The album’s importance lies partly in hearing those materials before they became dependable signs. Ticking clocks, distant speech, glacial synthesizers and ritual breath had not yet settled into a standardized kit. They still feel discovered rather than selected from a genre menu.
“Glaciers of Scandinavia” closes with the largest and coldest image. A glacier appears motionless to ordinary human observation, yet it is continually moving, compressing, cracking and reshaping the ground beneath it. This is exactly the kind of activity Nilsen’s music teaches the ear to notice. Apparent stillness contains force operating at a scale too slow for immediate perception.
The title risks turning Scandinavia into the familiar international fantasy of endless snow, isolation and emotional coldness. The music earns the image by concentrating on geological duration rather than postcard scenery. This is not a picturesque northern landscape. It is mass, pressure and movement continuing beyond the lifespan of its observers.
A melodic line emerges, but it does not provide the triumphant release expected at the end of a long album. It resembles memory passing through ice, still recognizable but altered by the medium carrying it. The glacier preserves and destroys simultaneously. Material trapped within it can survive for centuries, while the glacier’s weight grinds entire landscapes into new forms.
That double action makes the track an ideal conclusion to an archive-minded sequence. Preservation is not the opposite of transformation. The clock preserves measurement by consuming moments. Dreams preserve emotion while changing narrative. Frames preserve selected images by excluding everything around them. Glaciers preserve matter by subjecting it to immense pressure.
This Crying Age performs the same action upon its sources. Voices, flute, electronics and tape are preserved inside a composition that removes their original independence. Each sound survives by becoming part of another climate.
Placed after Mental Destruction’s The Intensity of Darkness, the shift is especially revealing. Mental Destruction treated darkness as a spiritual force confronted through Christian conviction, fire, wrath and bodily struggle. Morthond offers no doctrine and no visible conflict. Darkness becomes the distance through which perception travels.
One record holds a cross inside overwhelming noise. The next holds a clock inside fog. Both ask what remains when familiar orientation weakens, but their responses differ. Mental Destruction resists. Morthond listens.

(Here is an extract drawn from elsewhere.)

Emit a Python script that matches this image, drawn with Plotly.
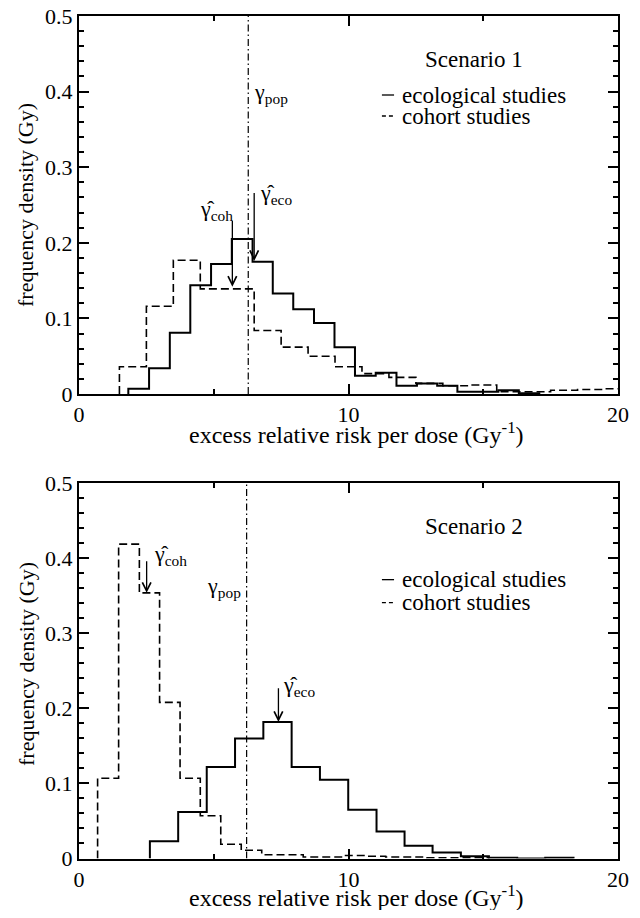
import plotly.graph_objects as go

# ---------------- data ----------------
# Scenario 1
s1_eco_edges = [1.83, 2.60, 3.37, 4.13, 4.90, 5.67, 6.44, 7.19, 7.95, 8.72, 9.48,
                10.24, 11.01, 11.78, 12.54, 13.29, 14.04, 14.80, 15.56, 16.32, 17.08]
s1_eco_vals = [0.007, 0.034, 0.081, 0.144, 0.172, 0.205, 0.175, 0.133, 0.112, 0.094,
               0.062, 0.024, 0.028, 0.011, 0.014, 0.011, 0.003, 0.003, 0.005, 0.001]
s1_coh_edges = [1.5, 2.5, 3.5, 4.5, 5.5, 6.5, 7.5, 8.5, 9.5, 10.5, 11.5, 12.5, 13.5,
                14.5, 15.5, 16.5, 17.5, 18.5, 19.5, 20.5]
s1_coh_vals = [0.036, 0.116, 0.177, 0.139, 0.139, 0.084, 0.062, 0.050, 0.036, 0.027,
               0.022, 0.014, 0.011, 0.012, 0.003, 0.003, 0.005, 0.006, 0.007]
s1_gamma_pop = 6.28
s1_gamma_coh = 5.69
s1_gamma_eco = 6.50

# Scenario 2
s2_eco_edges = [2.63, 3.68, 4.74, 5.79, 6.84, 7.89, 8.94, 9.99, 11.04, 12.08, 13.12,
                14.17, 15.21, 16.26, 17.30, 18.35]
s2_eco_vals = [0.023, 0.062, 0.122, 0.160, 0.182, 0.122, 0.105, 0.065, 0.036, 0.017,
               0.008, 0.003, 0.001, 0.0, 0.001]
s2_coh_edges = [0.69, 1.47, 2.24, 2.99, 3.75, 4.50, 5.26, 6.02, 6.78, 7.55, 8.32, 9.08,
                9.85, 10.61, 11.38, 12.14, 12.91, 13.67, 14.44, 15.20]
s2_coh_vals = [0.107, 0.419, 0.354, 0.208, 0.107, 0.057, 0.019, 0.011, 0.005, 0.005,
               0.002, 0.002, 0.004, 0.003, 0.002, 0.002, 0.001, 0.001, 0.001]
s2_gamma_pop = 6.22
s2_gamma_coh = 2.51
s2_gamma_eco = 7.40

x_tickvals = [0, 10, 20]
x_ticktext = ["0", "10", "20"]
y_tickvals = [0, 0.1, 0.2, 0.3, 0.4, 0.5]
y_ticktext = ["0", "0.1", "0.2", "0.3", "0.4", "0.5"]

FONT = "Liberation Serif"
OFF = 8                      # default page body margin
W, H = 640 - 2 * OFF, 918 - 2 * OFF


def px_x(p):
    return (p - OFF) / W


def px_y(p):
    return (H - (p - OFF)) / H


def step_xy(edges, vals):
    xs = [edges[0]] + list(edges) + [edges[-1]]
    ys = [0] + list(vals) + [vals[-1], 0]
    return xs, ys


fig = go.Figure()

panels = [
    dict(xa="x", ya="y", eco=(s1_eco_edges, s1_eco_vals), coh=(s1_coh_edges, s1_coh_vals),
         gpop=s1_gamma_pop, gcoh=s1_gamma_coh, geco=s1_gamma_eco, name="Scenario 1"),
    dict(xa="x2", ya="y2", eco=(s2_eco_edges, s2_eco_vals), coh=(s2_coh_edges, s2_coh_vals),
         gpop=s2_gamma_pop, gcoh=s2_gamma_coh, geco=s2_gamma_eco, name="Scenario 2"),
]

for p in panels:
    xs, ys = step_xy(*p["eco"])
    fig.add_trace(go.Scatter(x=xs, y=ys, mode="lines", line=dict(color="black", width=2, shape="hv"),
                             xaxis=p["xa"], yaxis=p["ya"], showlegend=False, hoverinfo="skip"))
    xs, ys = step_xy(*p["coh"])
    fig.add_trace(go.Scatter(x=xs, y=ys, mode="lines",
                             line=dict(color="black", width=1.6, shape="hv", dash="8px,4px"),
                             xaxis=p["xa"], yaxis=p["ya"], showlegend=False, hoverinfo="skip"))
    fig.add_trace(go.Scatter(x=[p["gpop"], p["gpop"]], y=[0, 0.5], mode="lines",
                             line=dict(color="black", width=1.2, dash="7px,3px,1.5px,3px"),
                             xaxis=p["xa"], yaxis=p["ya"], showlegend=False, hoverinfo="skip"))

# axes
ax_common = dict(showline=True, linewidth=2, linecolor="black", mirror="allticks",
                 ticks="inside", ticklen=10, tickwidth=1.5, tickcolor="black",
                 showgrid=False, zeroline=False, automargin=False, ticklabeloverflow="allow",
                 tickfont=dict(family=FONT, size=22, color="black"))
x_dom = [px_x(79), px_x(618)]
top_dom = [px_y(394), px_y(16)]
bot_dom = [px_y(858.5), px_y(483.3)]

xminor = dict(ticks="inside", ticklen=5, tickwidth=1.5, dtick=5, tickcolor="black", showgrid=False)
yminor = dict(ticks="inside", ticklen=5, tickwidth=1.5, dtick=0.02, tickcolor="black", showgrid=False)

fig.update_layout(
    width=W, height=H, margin=dict(l=0, r=0, t=0, b=0, pad=0, autoexpand=False),
    paper_bgcolor="white", plot_bgcolor="white", showlegend=False,
    font=dict(family=FONT, color="black"),
    xaxis=dict(domain=x_dom, range=[0, 20], anchor="y", tickvals=x_tickvals, ticktext=x_ticktext,
               minor=xminor, **ax_common),
    yaxis=dict(domain=top_dom, range=[0, 0.5], anchor="x", tickvals=y_tickvals, ticktext=y_ticktext,
               minor=yminor, **ax_common),
    xaxis2=dict(domain=x_dom, range=[0, 20], anchor="y2", tickvals=x_tickvals, ticktext=x_ticktext,
                minor=xminor, **ax_common),
    yaxis2=dict(domain=bot_dom, range=[0, 0.5], anchor="x2", tickvals=y_tickvals, ticktext=y_ticktext,
                minor=yminor, **ax_common),
)

tf = dict(family=FONT, size=22, color="black")
xtf = dict(family=FONT, size=24, color="black")
lf = dict(family=FONT, size=23, color="black")
sf = dict(family=FONT, size=23, color="black")
ann = []
shapes = []

# axis titles
for ycen in [px_y(433), px_y(896)]:
    ann.append(dict(x=px_x(356), y=ycen, xref="paper", yref="paper", showarrow=False,
                    text="excess relative risk per dose (Gy<sup>-1</sup>)", font=xtf,
                    xanchor="center", yanchor="middle"))
for ycen in [px_y(205), px_y(664)]:
    ann.append(dict(x=px_x(26), y=ycen, xref="paper", yref="paper", showarrow=False,
                    text="frequency density (Gy)", font=tf, textangle=-90,
                    xanchor="center", yanchor="middle"))

# per-panel annotations
label_pos = [
    dict(coh=(5.12, 0.243), eco=(7.31, 0.265), pop=(7.12, 0.398),
         coh_arrow=(0.231, 0.142), eco_arrow=(0.268, 0.176), leg=(0.3955, 0.3677)),
    dict(coh=(3.41, 0.404), eco=(8.16, 0.230), pop=(5.38, 0.362),
         coh_arrow=(0.398, 0.354), eco_arrow=(0.229, 0.182), leg=(0.3716, 0.341)),
]
for p, lp in zip(panels, label_pos):
    xr, yr = p["xa"], p["ya"]
    ann.append(dict(x=14.66, y=0.442, xref=xr, yref=yr, text=p["name"], showarrow=False, font=sf))
    ann.append(dict(x=lp["pop"][0], y=lp["pop"][1], xref=xr, yref=yr, showarrow=False,
                    text="γ<sub>pop</sub>", font=tf))
    ann.append(dict(x=lp["coh"][0], y=lp["coh"][1], xref=xr, yref=yr, showarrow=False,
                    text="γ\u0302<sub>coh</sub>", font=tf))
    ann.append(dict(x=lp["eco"][0], y=lp["eco"][1], xref=xr, yref=yr, showarrow=False,
                    text="γ\u0302<sub>eco</sub>", font=tf))
    for gx, (ytail, ytip) in [(p["gcoh"], lp["coh_arrow"]), (p["geco"], lp["eco_arrow"])]:
        ann.append(dict(x=gx, y=ytip, ax=gx, ay=ytail, xref=xr, yref=yr, axref=xr, ayref=yr,
                        text="", showarrow=True, arrowhead=5, arrowsize=1.3, arrowwidth=1.3,
                        arrowcolor="black"))
    # legend
    ly1, ly2 = lp["leg"]
    ann.append(dict(x=11.91, y=ly1, xref=xr, yref=yr, showarrow=False, text="ecological studies",
                    font=lf, xanchor="left"))
    ann.append(dict(x=11.91, y=ly2, xref=xr, yref=yr, showarrow=False, text="cohort studies",
                    font=lf, xanchor="left"))
    shapes.append(dict(type="line", xref=xr, yref=yr, x0=11.24, x1=11.69, y0=ly1, y1=ly1,
                       line=dict(color="black", width=1.3)))
    shapes.append(dict(type="line", xref=xr, yref=yr, x0=11.24, x1=11.69, y0=ly2, y1=ly2,
                       line=dict(color="black", width=1.3, dash="4px,3px")))

fig.update_layout(annotations=ann, shapes=shapes)
fig.write_html("out.html")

The album also widens Cold Meat Industry’s emotional vocabulary. Darkness no longer has to mean cruelty, blasphemy, gore or punishment. It can contain sadness without an identified tragedy, beauty without reassurance and silence that feels inhabited rather than empty.
This quieter expansion may have been as important to the label’s future as its harsher releases. Later CMI artists would build enormous catalogs from solitude, ruined memory, sacred distance and landscape. This Crying Age shows that the label could create terror by lowering its voice.
The MP3 archive preserves the original sequence while changing the scale of its object. A 1991 CD assembled through samplers, borrowed effects and reel-to-reel mixing becomes a 121.27 MB folder. The faded manuscript cover shrinks to a screen image, and four environments become files that can be entered separately.
Yet this album benefits from continuous listening. Its clock, dreams, frames and glaciers are not four unrelated scenes. They are successive ways of experiencing time. Measured time becomes emotional time, then visual memory, then geological duration. The human scale gradually diminishes.
By the final minutes, the person who heard the clock at the beginning seems almost too small to locate. The glacier continues, the age continues, and the crying has become indistinguishable from the atmosphere carrying it.